Chaque club en rêve : bâtir un vivier de jeunes talents capables de gravir les échelons du club. Cependant, la réalité est bien différente. Intégrer les juniors au sein des équipes premières devient un défi croissant, surtout pour les formations de 2ème ligue ou 2ème ligue interrégionale.. Marcos Carballo nous délivre sa vision de coach dans cette transition difficile entre le monde junior et le monde des actifs pour les jeunes.

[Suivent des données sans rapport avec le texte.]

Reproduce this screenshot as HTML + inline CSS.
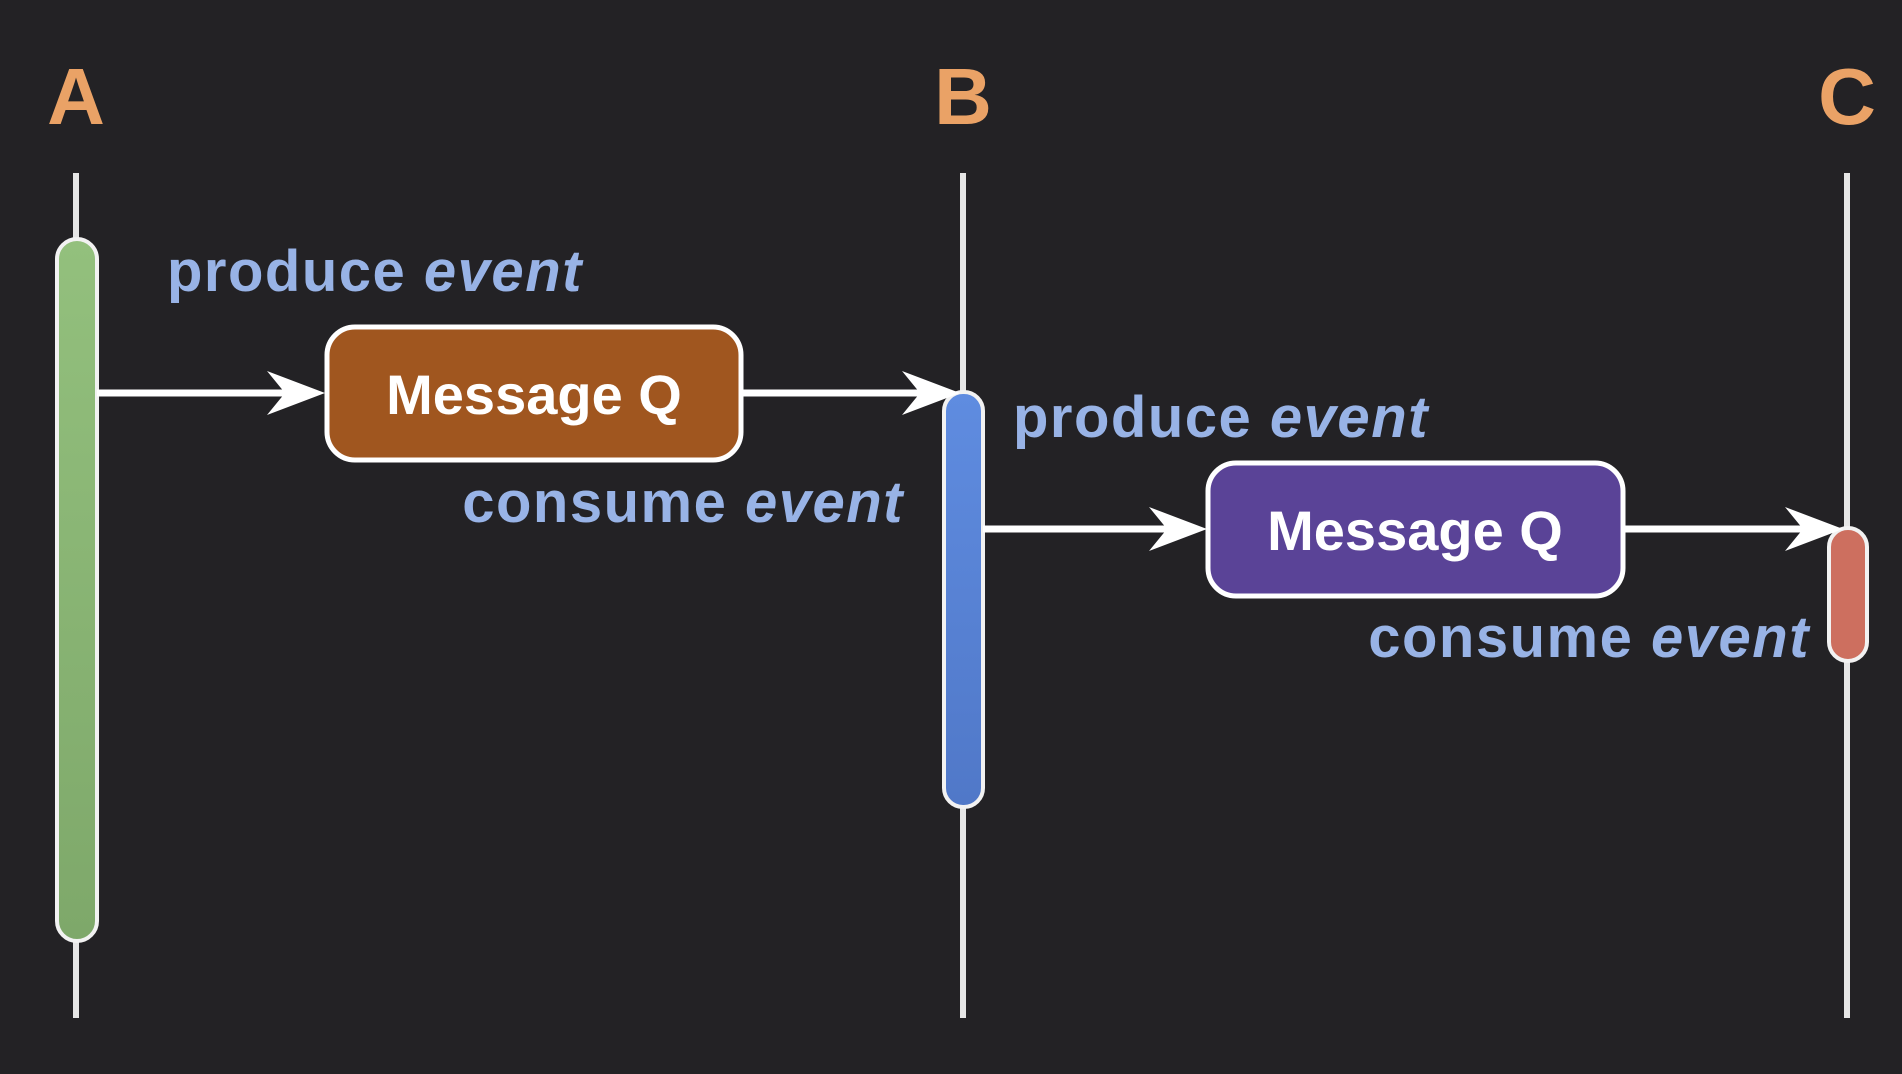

L’adaptation dans le monde des adultes
Ses années de coaching lui ont permis de voir l’écart de niveau entre les juniors et les actifs de l’élite régionale ou au niveau interrégional. Selon lui, le niveau entre les juniors disputant les championnats régionaux ou la Youth League et le monde adulte est trop grand. « L’idéal dans un club pour intégrer ces jeunes dans une première équipe c’est le passage intermédiaire dans une 2ème équipe bien construite », a-t-il déclaré. « Je pense pour un club qui a une équipe en haut de tableau de 2ème ligue ou 2ème ligue inter, le junior qui sort des B 1er degré ou des juniors B inter n’a pas forcément le bagage pour se retrouver dans une équipe première. Ils doivent s’aguerrir en 3ème ligue ou 4ème ligue. Même si ce sont des ligues plus basses, ils vont jouer des adultes, ils vont apprendre les contacts réels, le vice et cela va les préparer à des ligues de plus haut niveau. Les jeunes ont les qualités physiques, mais ils n’ont pas le duel, le vice, l’expérience. Cela s’apprend dans ces ligues comme la 3ème ligue. Ils ont besoin d’un temps d’adaptation ».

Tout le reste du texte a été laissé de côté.